There is a generational hurdle to overcome before a more widespread, informal partnership between lifestyle bloggers and marketers is to be established. It was recently revealed that half of marketers over fifty report no plans to invest in Instagram as a platform for gaining exposure. With the high turnover rate on the ‘in’ social media platform of the day, their reluctance is understandable- marketers who were early adopters of platforms like Vine were no doubt frustrated as the app saw its format supplanted by Snapchat developing a video feature. Yet scepticism over the longevity of a given platform should not impede innovation. As research shows a 10% CTR gain in early adopters of new platform, novelty has and will remain a cornerstone of internet identity.

The lack of contral that tightly-run marketing departments have over influencers is, however, proving to be a thorn in the side of what would therwise be a no-brainer joint strategy. By their very nature, influencers are more accountable to their following and their own brand than any micromanaging exec; the influencer owns their image, controlling what it represents and its associations. They chose chose what products and services they weave together to form a cohesive image, an it's up to the companies in question to make the call on how far they in turn want to join the association in any official capacity.

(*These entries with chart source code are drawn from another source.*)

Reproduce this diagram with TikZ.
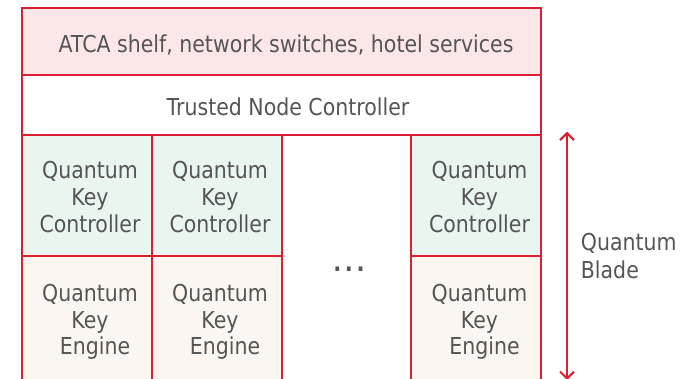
\documentclass[tikz,border=0pt]{standalone}
\usepackage{fontspec}
\setmainfont{DejaVu Sans}[FakeStretch=0.88]
\usetikzlibrary{arrows.meta}
\definecolor{framered}{RGB}{220,30,50}
\definecolor{shelfpink}{RGB}{251,231,232}
\definecolor{qkcgreen}{RGB}{232,246,239}
\definecolor{qkecream}{RGB}{253,246,240}
\definecolor{labelgray}{RGB}{85,85,85}
\begin{document}
\begin{tikzpicture}[x=1pt,y=-1pt,
  cell/.style={draw=framered, line width=2pt, inner sep=0pt, outer sep=0pt, anchor=north west},
  lbl/.style={text=labelgray, font=\fontsize{23.3}{26.7}\selectfont, align=center, inner sep=0pt},
  barb/.tip={Straight Barb[length=7pt,width=14pt]},
]
\useasboundingbox (0,0) rectangle (695,378);
\clip (0,0) rectangle (695,378);

% shelf and controller rows
\node[cell, fill=shelfpink, minimum width=519.3pt, minimum height=67pt] (shelf) at (21.7,8.3) {};
\node[cell, fill=white, minimum width=519.3pt, minimum height=60pt] (tnc) at (21.7,75.3) {};

% blade columns
\node[cell, fill=qkcgreen, minimum width=130pt, minimum height=121.5pt] (qkc1) at (21.7,134.7) {};
\node[cell, fill=qkcgreen, minimum width=130pt, minimum height=121.5pt] (qkc2) at (151.7,134.7) {};
\node[cell, fill=qkcgreen, minimum width=130pt, minimum height=121.5pt] (qkcn) at (411,134.7) {};
\node[cell, fill=qkecream, minimum width=130pt, minimum height=130pt] (qke1) at (21.7,256.2) {};
\node[cell, fill=qkecream, minimum width=130pt, minimum height=130pt] (qke2) at (151.7,256.2) {};
\node[cell, fill=qkecream, minimum width=130pt, minimum height=130pt] (qken) at (411,256.2) {};
\node[cell, minimum width=129.3pt, minimum height=251.5pt] (gap) at (281.7,134.7) {};

% labels
\node[lbl, anchor=base] (shelftext) at (286,52.3) {ATCA shelf, network switches, hotel services};
\node[lbl, anchor=base] (tnctext) at (288,115) {Trusted Node Controller};

\node[lbl] (qkc1text) at (90,197.2) {Quantum\\Key\\Controller};
\node[lbl] (qkc2text) at (220,197.2) {Quantum\\Key\\Controller};
\node[lbl] (qkcntext) at (479.5,197.2) {Quantum\\Key\\Controller};

\node[lbl] (qke1text) at (90,321.9) {Quantum\\Key\\\hspace*{10pt}Engine};
\node[lbl] (qke2text) at (220,321.9) {Quantum\\Key\\\hspace*{10pt}Engine};
\node[lbl] (qkentext) at (479.5,321.9) {Quantum\\Key\\\hspace*{10pt}Engine};

\node[lbl, anchor=base, font=\fontsize{24}{28}\bfseries] (dots) at (349,271) {.\hspace{3.5pt}.\hspace{3.5pt}.};

\node[lbl, align=left, anchor=west, font=\fontsize{23.3}{28.6}\selectfont] (bladetext) at (580.7,256.2) {Quantum\\Blade};

% blade height marker
\coordinate (btop) at (567,131.7);
\coordinate (bbot) at (567,380);
\draw[framered, line width=2pt, barb-barb] (btop) -- (bbot);
\end{tikzpicture}
\end{document}
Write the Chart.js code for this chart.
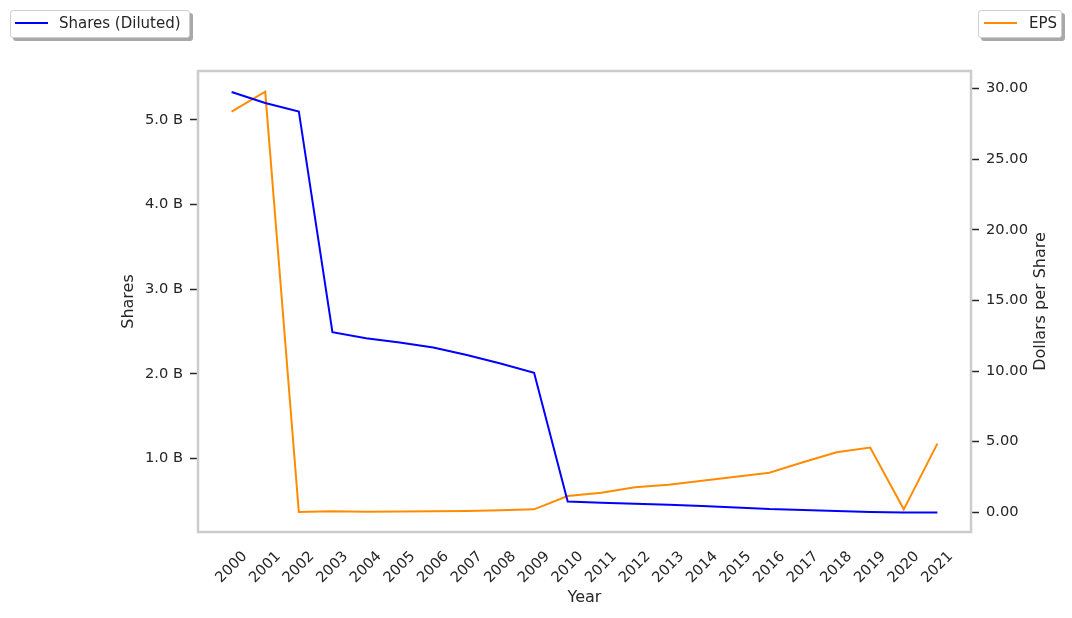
<!DOCTYPE html>
<html>
<head>
<meta charset="utf-8">
<script src="https://cdn.jsdelivr.net/npm/chart.js@4/dist/chart.umd.min.js"></script>
<style>
  body { margin: 0; background: #fff; }
  #wrap { position: relative; width: 1072px; height: 618px; }
  .lg {
    position: absolute; top: 10px; height: 28px; box-sizing: border-box; padding-bottom: 2px;
    border: 1px solid #cfcfcf; border-radius: 3px; background: #fff;
    box-shadow: 3px 3px 0 #a8a8a8;
    font: 15px 'DejaVu Sans', sans-serif; color: #262626;
    display: flex; align-items: center; white-space: nowrap;
  }
  .lg .sw { display: inline-block; width: 33px; height: 2px; margin: 0 11px 0 4px; }
</style>
</head>
<body>
<div id="wrap">
  <canvas id="chart"></canvas>
  <div class="lg" style="left:10px;width:180px"><span class="sw" style="background:#0000ff"></span><span>Shares (Diluted)</span></div>
  <div class="lg" style="left:978px;width:84px"><span class="sw" style="background:#ff8c00;margin-left:5px;margin-right:12px"></span><span>EPS</span></div>
</div>
<script>
var years = ['2000', '2001', '2002', '2003', '2004', '2005', '2006', '2007', '2008', '2009', '2010',
             '2011', '2012', '2013', '2014', '2015', '2016', '2017', '2018', '2019', '2020', '2021'];
var sharesDiluted = [5.33e9, 5.20e9, 5.10e9, 2.49e9, 2.42e9, 2.37e9, 2.31e9, 2.22e9, 2.12e9, 2.01e9, 0.49e9,
                     0.475e9, 0.463e9, 0.45e9, 0.436e9, 0.42e9, 0.40e9, 0.39e9, 0.377e9, 0.365e9, 0.36e9, 0.36e9];
var eps = [28.37, 29.79, 0.02, 0.07, 0.04, 0.06, 0.08, 0.10, 0.14, 0.21, 1.15,
           1.39, 1.77, 1.95, 2.24, 2.52, 2.80, 3.54, 4.25, 4.58, 0.21, 4.86];
var shareTicks = [1e9, 2e9, 3e9, 4e9, 5e9];
var epsTicks = [0, 5, 10, 15, 20, 25, 30];

var textColor = '#262626';
var font = 'DejaVu Sans';
var tickSize = 14.67;
var titleSize = 16;

// grey frame round the plot, drawn over the lines like matplotlib spines
var frame = {
    id: 'frame',
    afterDatasetsDraw: function (chart) {
        var a = chart.chartArea, ctx = chart.ctx;
        ctx.save();
        ctx.strokeStyle = '#cccccc';
        ctx.lineWidth = 2.5;
        ctx.strokeRect(a.left, a.top, a.right - a.left, a.bottom - a.top);
        ctx.restore();
    }
};

// right axis title reads upward, Chart.js would turn it the other way
var rightTitle = {
    id: 'rightTitle',
    afterDraw: function (chart) {
        var a = chart.chartArea, ctx = chart.ctx;
        ctx.save();
        ctx.translate(1041, (a.top + a.bottom) / 2);
        ctx.rotate(-Math.PI / 2);
        ctx.font = titleSize + 'px "' + font + '"';
        ctx.fillStyle = textColor;
        ctx.textAlign = 'center';
        ctx.textBaseline = 'middle';
        ctx.fillText('Dollars per Share', 0, 0);
        ctx.restore();
    }
};

var yGrid = { display: true, drawOnChartArea: false, drawTicks: true, tickLength: 8, tickColor: textColor, tickWidth: 1.5 };

new Chart(document.getElementById('chart'), {
    type: 'line',
    data: {
        datasets: [{
            label: 'Shares (Diluted)',
            data: sharesDiluted.map(function (v, i) { return { x: i, y: v }; }),
            borderColor: '#0000ff',
            borderWidth: 2,
            pointRadius: 0,
            tension: 0,
            yAxisID: 'y'
        }, {
            label: 'EPS',
            data: eps.map(function (v, i) { return { x: i, y: v }; }),
            borderColor: '#ff8c00',
            borderWidth: 2,
            pointRadius: 0,
            tension: 0,
            yAxisID: 'y1'
        }]
    },
    options: {
        responsive: true,
        maintainAspectRatio: false,
        animation: false,
        layout: { padding: { top: 71, left: 119, right: 22, bottom: 11 } },
        plugins: { legend: { display: false }, tooltip: { enabled: false } },
        scales: {
            x: {
                type: 'linear',
                min: -1,
                max: 22,
                afterBuildTicks: function (s) { s.ticks = years.map(function (y, i) { return { value: i }; }); },
                afterFit: function (s) { s.height = 75; },
                grid: { display: false, drawTicks: false },
                border: { display: false },
                ticks: {
                    autoSkip: false,
                    minRotation: 45,
                    maxRotation: 45,
                    labelOffset: 13.2,
                    padding: 16,
                    color: textColor,
                    font: { family: font, size: tickSize },
                    callback: function (v) { return years[v]; }
                },
                title: { display: true, text: 'Year', padding: 0, color: textColor, font: { family: font, size: titleSize } }
            },
            y: {
                position: 'left',
                min: 0.129e9,
                max: 5.578e9,
                afterBuildTicks: function (s) { s.ticks = shareTicks.map(function (v) { return { value: v }; }); },
                afterFit: function (s) { s.width = 79; },
                grid: yGrid,
                border: { display: false },
                ticks: {
                    padding: 7,
                    color: textColor,
                    font: { family: font, size: tickSize },
                    callback: function (v) { return (v / 1e9).toFixed(1) + ' B'; }
                },
                title: { display: true, text: 'Shares', padding: 0, color: textColor, font: { family: font, size: titleSize } }
            },
            y1: {
                position: 'right',
                min: -1.395,
                max: 31.25,
                afterBuildTicks: function (s) { s.ticks = epsTicks.map(function (v) { return { value: v }; }); },
                afterFit: function (s) { s.width = 79; },
                grid: yGrid,
                border: { display: false },
                ticks: {
                    padding: 7,
                    color: textColor,
                    font: { family: font, size: tickSize },
                    callback: function (v) { return v.toFixed(2); }
                }
            }
        }
    },
    plugins: [frame, rightTitle]
});
</script>
</body>
</html>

Industry leader Microsoft has been one of the most high-profile cases showing the risks of carefully-managed brands tying in too closely to influencer marketing. With the release of the Xbox One as its entry into the eight console generation, 2013 saw the tech giant's launch backed by the face of bedroom streamer-turned-internet personality, KSI. From making Fifa commentary videos, KSI had risen to become defacto representative of ‘the gamers’ within Microsoft’s console brand image. KSI was no doubt a better representation of the consumer base than say, Phil Spencer, or any of the other execs that get wheeled out for industry shows.

Unfortunately for KSI, getting placed at the heart of the corporate world as part of one of the most meticulous marketing machines out there meant that any number of faux-pas’ were lying in wait for him. And as any 20-odd year old suddenly finding themselves inundated with money and fame, KSI would find himself quickly jettisoned once it became apparent that the brand of humour he had used to amass a huge following of teenage boys didn’t fly so well with the all-in-one family marketing message which Microsoft were after for their new launch. The subsequent embarrassment saw KSI booted, and with such a high profile schism, it seems like KSI’s future in the marketing industry is at least seriously questionable looking forward.

As has been described above however, it is the authenticity of these personalities that make them so desirable for advertisers. And whilst there are no doubt more pitfalls in managing and imposing conditions on content creators who got to where they are by making their own rules, nothing can claim to be as ‘genuine’ as someone who won their fame one subscriber at a time.